What are autocallables? They are option-linked derivative structures that often pay a high coupon rate. If the underlying asset (for example, equity) passes an upside barrier (knock-out level), it automatically matures (without reaching the end of maturity) and the investor gets back the principal sum plus interest.
Investors do not enjoy any upside to the stock beyond the coupon payment. Issuers, on the other hand, will be able to roll out new structured notes to attract investors that have cashed out.
Therein lies the crunch: When the stock price falls and the knock-in price is breached, investors may eventually end up with the shares at a higher price instead of being paid the principal sum.

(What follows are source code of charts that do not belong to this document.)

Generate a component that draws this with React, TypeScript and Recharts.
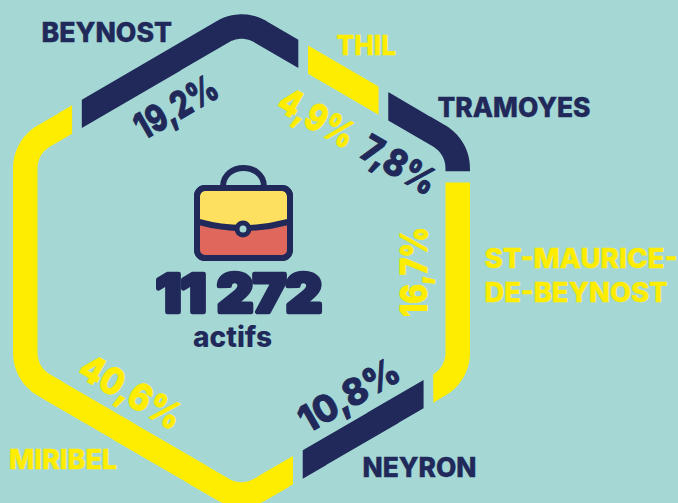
import React from "react";
import { PieChart, Pie } from "recharts";

// Data
const towns = ["BEYNOST", "THIL", "TRAMOYES", "ST-MAURICE-DE-BEYNOST", "NEYRON", "MIRIBEL"];
const shareLabels = ["19,2%", "4,9%", "7,8%", "16,7%", "10,8%", "40,6%"];
// Share of the hexagon's perimeter each band really covers in the picture
const bandShares = [17.2, 5.6, 7.2, 15.1, 9.6, 40.6];
const totalValue = "11 272";
const totalUnit = "actifs";

// Styles and layout
const NAVY = "#20295a";
const YELLOW = "#ffed00";
const BG = "#a5d8d4";
const bandColors = [NAVY, YELLOW, NAVY, YELLOW, NAVY, YELLOW];
const FONT = "Inter, 'Open Sans', sans-serif";

const APOTHEM = 216.25;
const HALF_SIDE = 113.7;
const APEX = 239.7;
const RADIUS = 37;
const BAND = 24.5;

const verts = [
  [0, -APEX], [APOTHEM, -HALF_SIDE], [APOTHEM, HALF_SIDE],
  [0, APEX], [-APOTHEM, HALF_SIDE], [-APOTHEM, -HALF_SIDE],
];
const sides = verts.map((v, i) => {
  const w = verts[(i + 1) % 6];
  const len = Math.hypot(w[0] - v[0], w[1] - v[1]);
  return { len, dx: (w[0] - v[0]) / len, dy: (w[1] - v[1]) / len };
});
const PERIM = sides.reduce((a, b) => a + b.len, 0);
const TRIM = RADIUS * Math.tan(Math.PI / 6);

function onHex(sRaw: number) {
  let s = ((sRaw % PERIM) + PERIM) % PERIM;
  let i = 0;
  while (s > sides[i].len && i < 5) { s -= sides[i].len; i++; }
  const side = sides[i];
  let vi = -1, off = 0;
  if (s < TRIM) { vi = i; off = s; }
  else if (side.len - s < TRIM) { vi = (i + 1) % 6; off = s - side.len; }
  if (vi < 0) {
    const v = verts[i];
    return { x: v[0] + side.dx * s, y: v[1] + side.dy * s, tx: side.dx, ty: side.dy, nx: side.dy, ny: -side.dx };
  }
  const prev = sides[(vi + 5) % 6];
  const V = verts[vi];
  const ex = V[0] - prev.dx * TRIM, ey = V[1] - prev.dy * TRIM;
  const cx = ex - prev.dy * RADIUS, cy = ey + prev.dx * RADIUS;
  const th = ((off + TRIM) / (2 * TRIM)) * (Math.PI / 3);
  const tx = prev.dx * Math.cos(th) - prev.dy * Math.sin(th);
  const ty = prev.dx * Math.sin(th) + prev.dy * Math.cos(th);
  const nx = ty, ny = -tx;
  return { x: cx + nx * RADIUS, y: cy + ny * RADIUS, tx, ty, nx, ny };
}

function shear(s: number) {
  const p = onHex(s);
  return Math.abs(p.tx) < 0.01 ? 0 : (-p.nx * (BAND / 2)) / p.tx;
}

const angleToS = (deg: number) => ((90 - deg) / 360) * PERIM;

function HexBand(props: any) {
  const { cx, cy, startAngle, endAngle, fill } = props;
  const s0 = angleToS(startAngle);
  const s1 = angleToS(endAngle);
  const e0 = shear(s0);
  const e1 = shear(s1);
  const pts: string[] = [];
  const run = (from: number, to: number, sign: number) => {
    const n = Math.max(2, Math.ceil(Math.abs(to - from) / 2));
    for (let k = 0; k <= n; k++) {
      const p = onHex(from + ((to - from) * k) / n);
      pts.push(`${(cx + p.x + (sign * p.nx * BAND) / 2).toFixed(2)},${(cy + p.y + (sign * p.ny * BAND) / 2).toFixed(2)}`);
    }
  };
  run(s0 + e0, s1 + e1, 1);
  run(s1 - e1, s0 - e0, -1);
  return <path d={`M${pts.join("L")}Z`} fill={fill} stroke="none" />;
}

// Text placement: [x, baseline y, width] per line
const nameLayout: { lines: string[]; boxes: number[][] }[] = [
  { lines: ["BEYNOST"], boxes: [[41.5, 42, 130.5]] },
  { lines: ["THIL"], boxes: [[336.5, 55, 59.5]] },
  { lines: ["TRAMOYES"], boxes: [[437.5, 117, 153]] },
  { lines: ["ST-MAURICE-", "DE-BEYNOST"], boxes: [[484.5, 268, 193], [484.5, 302, 183]] },
  { lines: ["NEYRON"], boxes: [[362.5, 477, 114]] },
  { lines: ["MIRIBEL"], boxes: [[9, 469, 108]] },
];
// [centre x, centre y, rotation, length]
const shareLayout = [
  [176, 107, -30, 90],
  [317, 118, 30, 82],
  [399, 165, 30, 81],
  [414, 272, -90, 90],
  [349, 395, -30, 110],
  [131, 392, 30, 112],
];

function BandLabel(props: any) {
  const i = props.index;
  const color = bandColors[i];
  const [x, y, rot, len] = shareLayout[i];
  const nm = nameLayout[i];
  return (
    <g style={{ fontFamily: FONT }}>
      {nm.lines.map((ln, k) => (
        <text key={k} x={nm.boxes[k][0]} y={nm.boxes[k][1]} fontSize={27} fontWeight={800} fill={color}
          stroke={color} strokeWidth={0.4} textLength={nm.boxes[k][2]} lengthAdjust="spacingAndGlyphs">{ln}</text>
      ))}
      <text x={x} y={y + 13} transform={`rotate(${rot} ${x} ${y})`} textAnchor="middle" fontSize={37} fontWeight={800}
        fill={color} stroke={color} strokeWidth={1} strokeLinejoin="round" textLength={len} lengthAdjust="spacingAndGlyphs">{shareLabels[i]}</text>
    </g>
  );
}

function Briefcase() {
  return (
    <g stroke={NAVY} strokeWidth={6} strokeLinejoin="round" strokeLinecap="round">
      <path d="M223 186 C224 162 263 162 264 186" fill="none" />
      <rect x={197} y={188} width={93} height={70} rx={8} fill="#fde05f" />
      <path d="M199 222 Q243 234 288 222 L288 250 Q288 255 282 255 L205 255 Q199 255 199 250 Z" fill="#e0675b" stroke="none" />
      <rect x={197} y={188} width={93} height={70} rx={8} fill="none" />
      <path d="M199 222 Q243 234 288 222" fill="none" />
      <circle cx={243} cy={229} r={6} fill={BG} strokeWidth={5} />
    </g>
  );
}

const table = towns.map((town, i) => ({ town, share: bandShares[i], fill: bandColors[i] }));

export default function App() {
  return (
    <div style={{ position: "absolute", left: 0, top: 0, width: 678, height: 503, background: BG, overflow: "hidden" }}>
      <PieChart width={678} height={503} margin={{ top: 0, right: 0, bottom: 0, left: 0 }}>
        <Pie
          data={table}
          dataKey="share"
          nameKey="town"
          cx={241.5}
          cy={260.5}
          innerRadius={200}
          outerRadius={230}
          startAngle={135.7}
          endAngle={-224.3}
          paddingAngle={2.78}
          isAnimationActive={false}
          shape={HexBand}
          inactiveShape={HexBand}
          activeShape={HexBand}
          label={BandLabel}
          labelLine={false}
        />
        <Briefcase />
        <text x={239} y={312} textAnchor="middle" fontFamily={FONT} fontSize={52} fontWeight={900}
          fill={NAVY} stroke={NAVY} strokeWidth={4.5} strokeLinejoin="round" textLength={166} lengthAdjust="spacingAndGlyphs">{totalValue}</text>
        <text x={232.5} y={347} textAnchor="middle" fontFamily={FONT} fontSize={28} fontWeight={800}
          fill={NAVY} textLength={79} lengthAdjust="spacingAndGlyphs">{totalUnit}</text>
      </PieChart>
    </div>
  );
}
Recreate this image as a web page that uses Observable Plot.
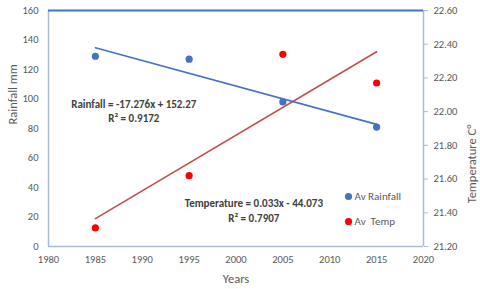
<!DOCTYPE html>
<html>
<head>
<meta charset="utf-8">
<script src="https://cdn.jsdelivr.net/npm/d3@7"></script>
<script src="https://cdn.jsdelivr.net/npm/@observablehq/plot@0.6"></script>
<style>
  html, body { margin: 0; padding: 0; background: #fff; }
  #chart svg { display: block; font-family: Carlito, Lato, "Liberation Sans", sans-serif; }
</style>
</head>
<body>
<div id="chart"></div>
<script>
// ---- data ----
const years = [1985, 1995, 2005, 2015];
const rainfall = [129, 127, 98, 81];
const temperature = [21.31, 21.62, 22.34, 22.17];
const rainTicks = [0, 20, 40, 60, 80, 100, 120, 140, 160];
const tempTicks = [21.2, 21.4, 21.6, 21.8, 22.0, 22.2, 22.4, 22.6];
const yearTicks = [1980, 1985, 1990, 1995, 2000, 2005, 2010, 2015, 2020];
const rainEq = ["Rainfall = -17.276x + 152.27", "R² = 0.9172"];
const tempEq = ["Temperature = 0.033x - 44.073", "R² = 0.7907"];
const seriesNames = ["Av Rainfall", "Av  Temp"];
const xTitle = "Years", yTitle = "Rainfall mm", y2Title = "Temperature C°";

// secondary axis mapping (temperature -> rainfall scale)
const tMin = 21.2, tMax = 22.6, rMax = 160;
const toLeft = t => (t - tMin) / (tMax - tMin) * rMax;

const rainData = years.map((year, i) => ({year, value: rainfall[i]}));
const tempData = years.map((year, i) => ({year, value: toLeft(temperature[i])}));

const blue = "#4472C4", red = "#FF0000", redLine = "#C0504D";
const grey = "#595959", frameCol = "#A9BCDB";

const chart = Plot.plot({
  width: 480,
  height: 289,
  marginTop: 10,
  marginRight: 57,
  marginBottom: 43,
  marginLeft: 48,
  style: {fontSize: "10.5px", color: grey, fontFamily: "Carlito, Lato, 'Liberation Sans', sans-serif"},
  x: {domain: [1980, 2020]},
  y: {domain: [0, rMax]},
  marks: [
    // frame
    Plot.ruleX([1980], {stroke: frameCol, strokeWidth: 1.5}),
    Plot.ruleX([2020], {stroke: frameCol, strokeWidth: 1.5}),
    Plot.ruleY([0], {stroke: frameCol, strokeWidth: 1.5}),
    Plot.ruleY([rMax], {stroke: blue, strokeWidth: 2}),
    // axes
    Plot.axisX({ticks: yearTicks, tickFormat: d => String(d), tickSize: 0, tickPadding: 9,
      label: null, fill: grey}),
    Plot.axisY({ticks: rainTicks, tickSize: 0, tickPadding: 10, label: null, fill: grey}),
    Plot.axisY({anchor: "right", ticks: tempTicks.map(toLeft),
      tickFormat: (d, i) => tempTicks[i].toFixed(2), tickSize: 4, tickPadding: 6, stroke: frameCol,
      label: null, fill: grey}),
    // axis titles
    Plot.text([xTitle], {frameAnchor: "bottom", dy: 36, text: d => d, fontSize: 12.5, fill: grey}),
    Plot.text([yTitle], {frameAnchor: "left", dx: -35.5, dy: -4, rotate: -90, text: d => d, fontSize: 12.5, fill: grey}),
    Plot.text([y2Title], {frameAnchor: "right", dx: 48, dy: -4, rotate: -90, text: d => d, fontSize: 12.5, fill: grey}),
    // points
    Plot.dot(rainData, {x: "year", y: "value", r: 3.6, fill: blue}),
    Plot.dot(tempData, {x: "year", y: "value", r: 3.6, fill: red}),
    // trendlines
    Plot.linearRegressionY(rainData, {x: "year", y: "value", stroke: blue, strokeWidth: 1.6, ci: 0}),
    Plot.linearRegressionY(tempData, {x: "year", y: "value", stroke: redLine, strokeWidth: 1.6, ci: 0}),
    // equations
    Plot.text(rainEq, {x: 1989.1, y: (d, i) => [96.3, 86.8][i], text: d => d,
      fontWeight: "bold", fill: "#404040", fontSize: 11}),
    Plot.text(tempEq, {x: 2001.9, y: (d, i) => [29.2, 19.0][i], text: d => d,
      fontWeight: "bold", fill: "#404040", fontSize: 11}),
    // legend
    Plot.dot(seriesNames, {x: 2012, y: (d, i) => [33.9, 16.9][i], r: 3.6, fill: (d, i) => [blue, red][i]}),
    Plot.text(seriesNames, {x: 2012, y: (d, i) => [33.9, 16.9][i], text: d => d, dx: 6,
      textAnchor: "start", fill: grey, fontSize: 11})
  ]
});
document.getElementById("chart").appendChild(chart);
</script>
</body>
</html>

The knock-in price can vary; in most cases, it is set at between 70% and 85% of the strike price. Investors will be paid interest before the last observation date of the autocallable but, once that date is reached, investors get interest plus shares at the strike price set at the beginning of the tenure. In many cases, the risk is that the interest payments do not offset the loss from the tanking of the share price of the underlying stock.
Let us assume an autocallable’s underlying stock is X, the maturity period is 12 months and the observation date is monthly. The knock-out price is 105%, knock-in price is 80% and strike price is RM10. Once the share price of X breaches RM10.50, the knock-out price is triggered. Investors get back interest plus their principal.
If the share price of X hits RM8 (80%) before the last observation date, investors will receive the accrued coupon and the trade continues until the last observation date. If X falls to, say, RM7, the investor gets shares (at a strike price of RM10) plus interest. They do not get back the principal sum in cash. Unless the share price of X recovers and claws back lost ground to above RM10, investors may end up with a loss. Noticeably, the investors bear all the risks and the issuers bear none.
Autocallables are good if the share price of the underlying stock performs within a narrow range during its tenure. Only then will investors benefit from the high coupon rates.
But if the market is bearish and the one-year outlook is uncertain, it is better to stay away. The high coupon rate is not given without a reason — it implies high volatility and high risks. The upside is limited but the downside, unlimited. Many investors may be under the perception that the risk of an autocallable is related to the strength of the underlying stock and how well managed it is. In reality, it has more to do with market sentiment.
As the adage goes — higher returns always mean higher risks. If one must invest in these complex instruments, be prepared for the risks that come with it and have the spare cash to lose. It is definitely not for retirees who cannot afford to lose their nest egg. If a 150-year-old institution such as Lehman Brothers can collapse during a financial crisis, worse can happen anywhere, anytime.